【46】日本大使館のゼイタクに象徴される、公務員や公共事業のムダ  (2002.07.12)
 

 世界の大使館の中には、国が貧しいために、大使も館員もたいへん慎ましやかな日々を送っているところが少なくないという。庭の手入れや家屋の修繕なども大使館員の手で行い、大使夫人が自転車で惣菜の買い物に出かけて、館員は館内で自炊生活をしているとか。
 それに比べて日本大使館は異常である。国が赤字国債を乱発して未曾有の借金を抱えているというのに、大使館は専属の料理人を置き、来客や日本から来る政治家・官僚をもてなす。移動には、大使級はファーストクラス、ヒラの館員でさえビジネスクラスで、毎年3月になると意味のない外国への出張が妙に増える。住む家は、独身者でもベッドルームが2つもあるような豪華マンションで、休暇も途上国に勤務すると6ヶ月目に30日間、1年6ヶ月目に60日間、家族も含めた往復ビジネスクラスチケット付きの有給帰国休暇がある。給与も…アホくさくて書く気もしないが、とにかく借金王国のくせに普通ではない。民間企業なら、とっくに倒産している。
 外務省改革が叫ばれているが、これらの実情を見れば、改革は何も進んでいないことがうかがえる。
 大使館を例に挙げたが、中央・地方をあげてその仕事や公務員の待遇には無駄が多すぎる。公共事業は民間の発注に比べて5割り増しの金額で行われるというし、世の中は不況であっても公務員の給与やボーナスが減額されたという例は聞かない。特殊法人に二度の勤めをする天下り族が何千万円もの退職金を手にしていくことなど論外だが、知事・市町村長の任期ごとに支払われる何千万円の退職金や長期勤続議員への恩給なども、世の中の実情に照らして見直し、改めるべきだろう。
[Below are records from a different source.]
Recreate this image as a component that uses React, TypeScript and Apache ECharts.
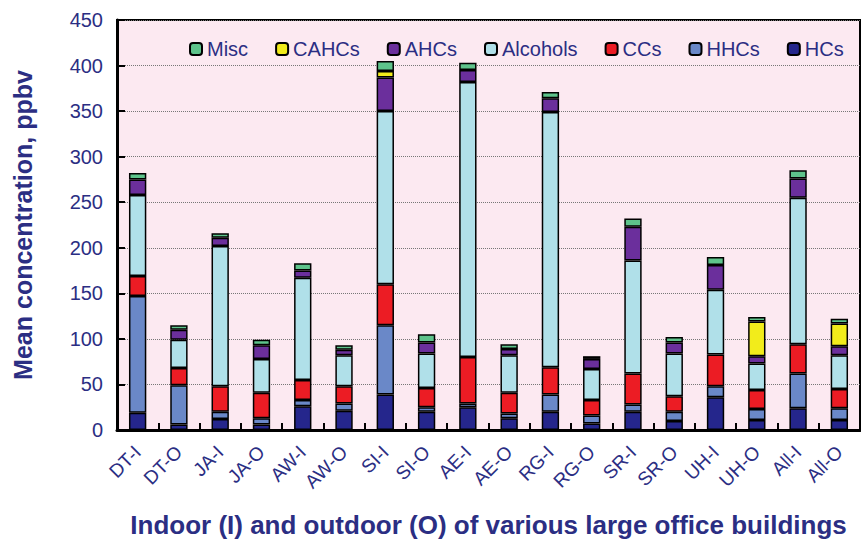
import React, { useEffect, useRef } from "react";
import * as echarts from "echarts";

const categories = ["DT-I", "DT-O", "JA-I", "JA-O", "AW-I", "AW-O", "SI-I", "SI-O", "AE-I", "AE-O", "RG-I", "RG-O", "SR-I", "SR-O", "UH-I", "UH-O", "All-I", "All-O"];
const hcs = [19, 6, 12, 6, 26, 21, 39, 20, 25, 13, 20, 7, 20, 10, 36, 11, 24, 11];
const hhcs = [128, 43, 8, 7, 7, 8, 76, 5, 4, 5, 19, 9, 8, 10, 12, 12, 38, 13];
const ccs = [22, 19, 28, 28, 22, 19, 45, 21, 51, 23, 30, 17, 34, 17, 35, 21, 32, 21];
const alcohols = [89, 31, 154, 37, 112, 34, 190, 38, 302, 41, 280, 34, 124, 47, 71, 29, 161, 37];
const ahcs = [17, 11, 9, 15, 8, 6, 37, 12, 13, 7, 15, 11, 37, 12, 27, 8, 21, 10];
const cahcs = [0, 0, 0, 0, 0, 0, 7, 0, 0, 0, 0, 0, 0, 0, 0, 38, 0, 25];
const misc = [7, 5, 5, 6, 8, 5, 11, 9, 8, 5, 7, 3, 9, 6, 9, 5, 9, 5];
const yTicks = [0, 50, 100, 150, 200, 250, 300, 350, 400, 450];

const NAVY = "#2B2E83";
const FONT = "'Liberation Sans', Arial, sans-serif";

const seriesDefs = [
  { name: "HCs", data: hcs, color: "#25268C" },
  { name: "HHCs", data: hhcs, color: "#6A88C8" },
  { name: "CCs", data: ccs, color: "#EC1C24" },
  { name: "Alcohols", data: alcohols, color: "#B0E0E9" },
  { name: "AHCs", data: ahcs, color: "#6B2F9C" },
  { name: "CAHCs", data: cahcs, color: "#F2EC1B" },
  { name: "Misc", data: misc, color: "#5EC38B" },
];

export default function App() {
  const ref = useRef<HTMLDivElement>(null);
  useEffect(() => {
    if (!ref.current) return;
    const chart = echarts.init(ref.current, undefined, { renderer: "svg" });
    chart.setOption({
      animation: false,
      backgroundColor: "#ffffff",
      textStyle: { fontFamily: FONT },
      grid: {
        left: 117,
        right: 1,
        top: 20,
        bottom: 110,
        show: true,
        backgroundColor: "#FCE9F1",
        borderColor: "#000",
        borderWidth: 2,
      },
      legend: {
        data: ["Misc", "CAHCs", "AHCs", "Alcohols", "CCs", "HHCs", "HCs"],
        left: 184,
        top: 34,
        itemWidth: 12,
        itemHeight: 12,
        itemGap: 27,
        textStyle: { color: NAVY, fontSize: 20, fontFamily: FONT },
      },
      xAxis: {
        type: "category",
        data: categories,
        name: "Indoor (I) and outdoor (O) of various large office buildings",
        nameLocation: "middle",
        nameGap: 82,
        nameTextStyle: { color: NAVY, fontSize: 26, fontWeight: "bold", fontFamily: FONT },
        axisLine: { lineStyle: { color: "#000", width: 3 } },
        axisTick: { show: true, inside: true, length: 7, lineStyle: { color: "#000", width: 2 } },
        axisLabel: { color: NAVY, fontSize: 19, rotate: 45, margin: 19, interval: 0, fontFamily: FONT },
      },
      yAxis: {
        type: "value",
        min: yTicks[0],
        max: yTicks[yTicks.length - 1],
        interval: 50,
        name: "Mean concentration, ppbv",
        nameLocation: "middle",
        nameGap: 82,
        nameTextStyle: { color: NAVY, fontSize: 25, fontWeight: "bold", fontFamily: FONT },
        axisLine: { show: true, lineStyle: { color: "#000", width: 3 } },
        axisTick: { show: true, inside: true, length: 8, lineStyle: { color: "#000", width: 2 } },
        axisLabel: { color: NAVY, fontSize: 20, margin: 14, fontFamily: FONT },
        splitLine: { show: true, lineStyle: { color: "#777", width: 1, type: "dotted" } },
      },
      series: seriesDefs.map((s) => ({
        name: s.name,
        type: "bar",
        stack: "total",
        barWidth: "42%",
        data: s.data.map((v) => (v === 0 ? null : v)),
        itemStyle: { color: s.color, borderColor: "#000", borderWidth: 1.5 },
      })),
    });
    return () => chart.dispose();
  }, []);
  return (
    <div
      ref={ref}
      style={{ position: "fixed", left: 0, top: 0, width: 861, height: 543 }}
    />
  );
}
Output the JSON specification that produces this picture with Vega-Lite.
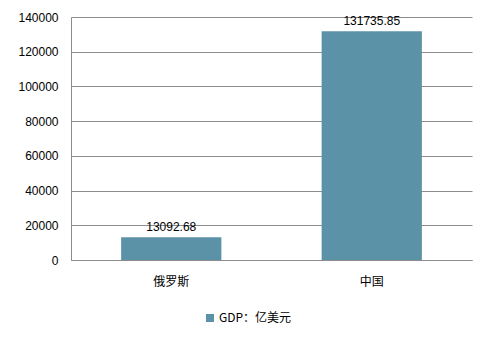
{
  "$schema": "https://vega.github.io/schema/vega-lite/v6.json",
  "autosize": "none",
  "width": 401,
  "height": 243,
  "padding": {"left": 71, "top": 17, "right": 20, "bottom": 82},
  "background": "white",
  "data": {
    "values": [
      {"country": "俄罗斯", "gdp": 13092.68, "series": "GDP：亿美元", "label": "13092.68"},
      {"country": "中国", "gdp": 131735.85, "series": "GDP：亿美元", "label": "131735.85"}
    ]
  },
  "config": {
    "view": {"stroke": null},
    "font": "Liberation Sans",
    "axis": {
      "labelColor": "#000000",
      "labelFontSize": 12,
      "domainColor": "#8c8c8c",
      "gridColor": "#8c8c8c",
      "ticks": false,
      "title": null
    }
  },
  "encoding": {
    "x": {
      "field": "country",
      "type": "nominal",
      "sort": null,
      "scale": {"paddingInner": 0.5, "paddingOuter": 0.25},
      "axis": {
        "labelAngle": 0,
        "labelPadding": 16,
        "labelFont": "Noto Sans CJK SC",
        "grid": false,
        "domain": true
      }
    },
    "y": {
      "field": "gdp",
      "type": "quantitative",
      "scale": {"domain": [0, 140000]},
      "axis": {
        "values": [0, 20000, 40000, 60000, 80000, 100000, 120000, 140000],
        "labelPadding": 13,
        "labelExpr": "datum.value",
        "grid": true,
        "domain": true
      }
    }
  },
  "layer": [
    {
      "mark": {"type": "bar"},
      "encoding": {
        "color": {
          "field": "series",
          "type": "nominal",
          "scale": {"range": ["#5b92a7"]},
          "legend": {
            "title": null,
            "orient": "none",
            "legendX": 133,
            "legendY": 295,
            "symbolType": "square",
            "symbolSize": 64,
            "labelFontSize": 12,
            "labelFont": "Noto Sans CJK SC",
            "labelColor": "#000000",
            "labelOffset": 3
          }
        }
      }
    },
    {
      "mark": {"type": "text", "baseline": "bottom", "dy": -3, "fontSize": 12, "color": "#000000"},
      "encoding": {"text": {"field": "label"}}
    }
  ]
}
 構造改革とは、これら官庁のお手盛りと無駄を省くのが第一歩だと思う。無駄があると認められれば、早速に審議会を設置するなどして改正の方法を講じるべきだろう。道路公団解体の審議会と同じように、いやそれ以上に国の仕組みにかかわる重要な審議会になる。特殊な権益や政治の無駄を経費の面からも排して、国民の誰もが納得する仕組みをつくることが、改革を成功させることができるかどうかのキーポイントであろう。まさに「隗より始めよ」である。